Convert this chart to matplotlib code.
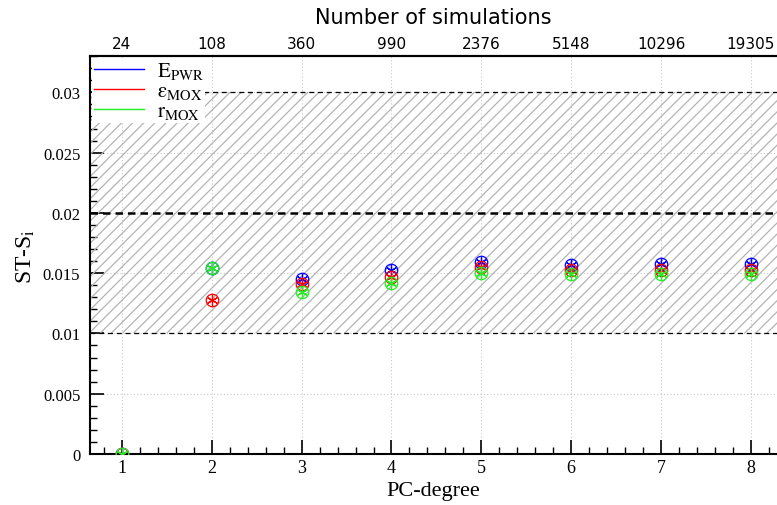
import matplotlib.pyplot as plt
from matplotlib.ticker import MultipleLocator

pc_degree = [1, 2, 3, 4, 5, 6, 7, 8]
n_sims = ["24", "108", "360", "990", "2376", "5148", "10296", "19305"]

e_pwr = [0.0, 0.0154, 0.0145, 0.0153, 0.0159, 0.0157, 0.0158, 0.0158]
eps_mox = [0.0, 0.0128, 0.0141, 0.0147, 0.0155, 0.0153, 0.0153, 0.0153]
r_mox = [0.0, 0.0154, 0.0134, 0.0142, 0.0150, 0.0149, 0.0149, 0.0149]

band_low, band_mid, band_high = 0.01, 0.02, 0.03

plt.rcParams['hatch.color'] = '#b4b4b4'
plt.rcParams['hatch.linewidth'] = 0.9
plt.rcParams['mathtext.fontset'] = 'stix'

fig = plt.figure(figsize=(7.77, 5.06), dpi=100)
ax = fig.add_axes([0.1158, 0.1008, 0.8842, 0.7862])

xmin, xmax = 0.645, 8.29
ax.set_xlim(xmin, xmax)
ax.set_ylim(0, 0.033)

# band
ax.fill_between([xmin, xmax], band_low, band_high, facecolor='none',
                hatch='///', edgecolor='#b4b4b4', linewidth=0, zorder=1)
ax.axhline(band_low, color='black', ls=(0, (4, 3)), lw=0.9, zorder=2)
ax.axhline(band_high, color='black', ls=(0, (4, 3)), lw=0.9, zorder=2)
ax.axhline(band_mid, color='black', ls=(0, (3, 2)), lw=1.8, zorder=2)

ax.grid(True, color='#c8c8c8', ls=(0, (1, 2)), lw=0.8)
ax.set_axisbelow(True)

series = [(e_pwr, 'blue', r'$\mathrm{E_{PWR}}$'),
          (eps_mox, 'red', r'$\mathrm{\varepsilon_{MOX}}$'),
          (r_mox, '#22ee22', r'$\mathrm{r_{MOX}}$')]
for vals, col, lab in series:
    ax.plot(pc_degree, vals, ls='none', marker='o', ms=9, mfc='none',
            mec=col, mew=0.9, zorder=4)
    ax.plot(pc_degree, vals, ls='none', marker=(6, 2, 0), ms=8,
            mec=col, mew=0.9, zorder=4)
    ax.plot([], [], color=col, lw=1.0, label=lab)

leg = ax.legend(loc='upper left', frameon=True, handlelength=2.4,
                labelspacing=0.0, borderaxespad=0.1, handletextpad=0.6,
                borderpad=0.1, fancybox=False,
                prop={'family': 'STIXGeneral', 'size': 15})
leg.get_frame().set_facecolor('white')
leg.get_frame().set_edgecolor('none')
leg.get_frame().set_alpha(1.0)
leg.set_zorder(5)

ax.xaxis.set_major_locator(MultipleLocator(1))
ax.xaxis.set_minor_locator(MultipleLocator(0.2))
ax.yaxis.set_major_locator(MultipleLocator(0.005))
ax.yaxis.set_minor_locator(MultipleLocator(0.001))
ax.tick_params(which='both', direction='in', top=False, right=False)
ax.tick_params(which='major', length=10, width=1.2)
ax.tick_params(which='minor', length=5, width=1.0)
ax.tick_params(axis='y', pad=7)
ax.set_yticks([0, 0.005, 0.01, 0.015, 0.02, 0.025, 0.03])
ax.set_yticklabels(['0', '0.005', '0.01', '0.015', '0.02', '0.025', '0.03'],
                   family='Liberation Serif', fontsize=12)
ax.set_xticks(pc_degree)
ax.set_xticklabels([str(p) for p in pc_degree], family='Liberation Serif',
                   fontsize=13)
ax.xaxis.set_minor_locator(MultipleLocator(0.2))
ax.yaxis.set_minor_locator(MultipleLocator(0.001))

ax.spines['right'].set_visible(False)
ax.spines['left'].set_linewidth(1.5)
ax.spines['bottom'].set_linewidth(1.5)
ax.spines['top'].set_linewidth(1.5)

ax.set_xlabel('PC-degree', family='Liberation Serif', fontsize=16)
ax.set_ylabel(r'ST-S$_\mathrm{i}$', family='Liberation Serif', fontsize=17)

top = ax.twiny()
top.set_xlim(ax.get_xlim())
top.set_xticks(pc_degree)
top.set_xticklabels(n_sims, fontsize=11)
top.tick_params(length=0, pad=4)
top.set_xlabel('Number of simulations', fontsize=15, labelpad=9)
for s in ['right', 'left', 'bottom']:
    top.spines[s].set_visible(False)
top.spines['top'].set_linewidth(1.5)

fig.savefig('out.png', dpi=100)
━━━━━━
### Directions for this task
Reproduce the data above word for word from its first line through the line that holds "ax.set_axisbelow(True)", both ends included; skip pictures.

### Full answer
Convert this chart to matplotlib code.
import matplotlib.pyplot as plt
from matplotlib.ticker import MultipleLocator

pc_degree = [1, 2, 3, 4, 5, 6, 7, 8]
n_sims = ["24", "108", "360", "990", "2376", "5148", "10296", "19305"]

e_pwr = [0.0, 0.0154, 0.0145, 0.0153, 0.0159, 0.0157, 0.0158, 0.0158]
eps_mox = [0.0, 0.0128, 0.0141, 0.0147, 0.0155, 0.0153, 0.0153, 0.0153]
r_mox = [0.0, 0.0154, 0.0134, 0.0142, 0.0150, 0.0149, 0.0149, 0.0149]

band_low, band_mid, band_high = 0.01, 0.02, 0.03

plt.rcParams['hatch.color'] = '#b4b4b4'
plt.rcParams['hatch.linewidth'] = 0.9
plt.rcParams['mathtext.fontset'] = 'stix'

fig = plt.figure(figsize=(7.77, 5.06), dpi=100)
ax = fig.add_axes([0.1158, 0.1008, 0.8842, 0.7862])

xmin, xmax = 0.645, 8.29
ax.set_xlim(xmin, xmax)
ax.set_ylim(0, 0.033)

# band
ax.fill_between([xmin, xmax], band_low, band_high, facecolor='none',
                hatch='///', edgecolor='#b4b4b4', linewidth=0, zorder=1)
ax.axhline(band_low, color='black', ls=(0, (4, 3)), lw=0.9, zorder=2)
ax.axhline(band_high, color='black', ls=(0, (4, 3)), lw=0.9, zorder=2)
ax.axhline(band_mid, color='black', ls=(0, (3, 2)), lw=1.8, zorder=2)

ax.grid(True, color='#c8c8c8', ls=(0, (1, 2)), lw=0.8)
ax.set_axisbelow(True)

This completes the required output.